By Rev. Raymond Petrucci

One hundred and fifty years ago the United States was torn apart by a fearful war and after four devastating years was patched together again as a true nation. This month recalls the one hundred and forty-eighth anniversary of President Abraham Lincoln's historic address given on the greatest battlefield of that war.

A photo of President Lincoln

Four and a half months had passed since the populace of the town of Gettysburg in southern Pennsylvania became the unwitting hosts of the largest land battle ever fought on the North American continent. The President of the United States and the renowned orator, Edward Everett came on November 19, 1863 to dedicate the cemetery on the site of the great battle. Nearly 15,000 people had gathered to listen to the words of these men and to honor the fallen being buried at the site – the grim work only half complete. Edward Everett would speak eloquently for two hours; Lincoln would speak immortally for only three minutes. President Lincoln was asked to share "a few appropriate remarks." The address expressed magnificently the value as well as the price of liberty:

Four score and seven years ago our fathers brought forth on this continent a new nation, conceived in liberty, and dedicated to the proposition that all men are created equal. Now we are engaged in a great civil war, testing whether that nation, or any nation, so conceived and so dedicated, can long endure. We are met on a great battle-field of that war. We have come to dedicate a portion of that field, as a final resting place for those who gave their lives that a nation might live. It is altogether fitting and proper that we should do this. But in a larger sense, we cannot dedicate... we cannot consecrate... we cannot hallow this ground. The brave men, living and dead, who struggled here, have consecrated it, far above our poor power to add or detract. The world will little note, nor long remember, what we say here, but it can never forget what they did here. It is for us the living, rather, to be dedicated here to the unfinished work which they who fought here have thus far so nobly advanced. It is rather for us to be here dedicated to the great task remaining before us... that from these honored dead we take increased devotion for that cause for which they gave the last full measure of devotion... that we here highly resolve that these dead shall not have died in vain... that this nation, under God, shall have a new birth of freedom... and that government of the people, by the people, and for the people shall not perish from the earth.

Seven score years and eight later, I wonder if any of our politicians would be able to contemplate or to believe the full meaning and consequence of these words. Yet, the hope for our nation, in many ways for the world, depends on the spirit and ideals of Lincoln's message being ever renewed.

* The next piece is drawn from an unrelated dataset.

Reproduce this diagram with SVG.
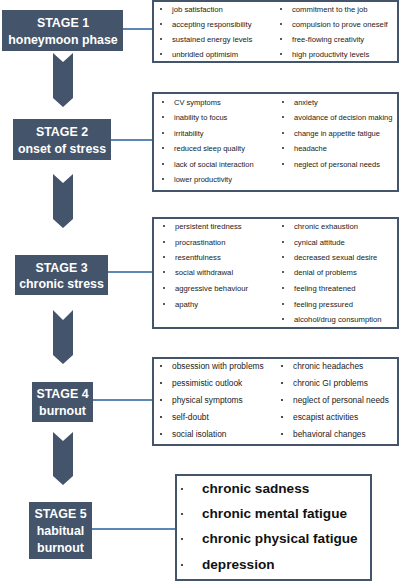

At war's end, the healing of the nation would take place much sooner than final freedom for an oppressed race. Political arguments would be rectified, as usual, with reasonable and some dubious compromises. Historian Shelby Foote commented: "the victors acknowledged that the Confederates had fought bravely for a cause they believed was just and the losers agreed it was probably best for all concerned that the Union had been preserved." In spite of its failings, may our government, indeed, never perish from the earth.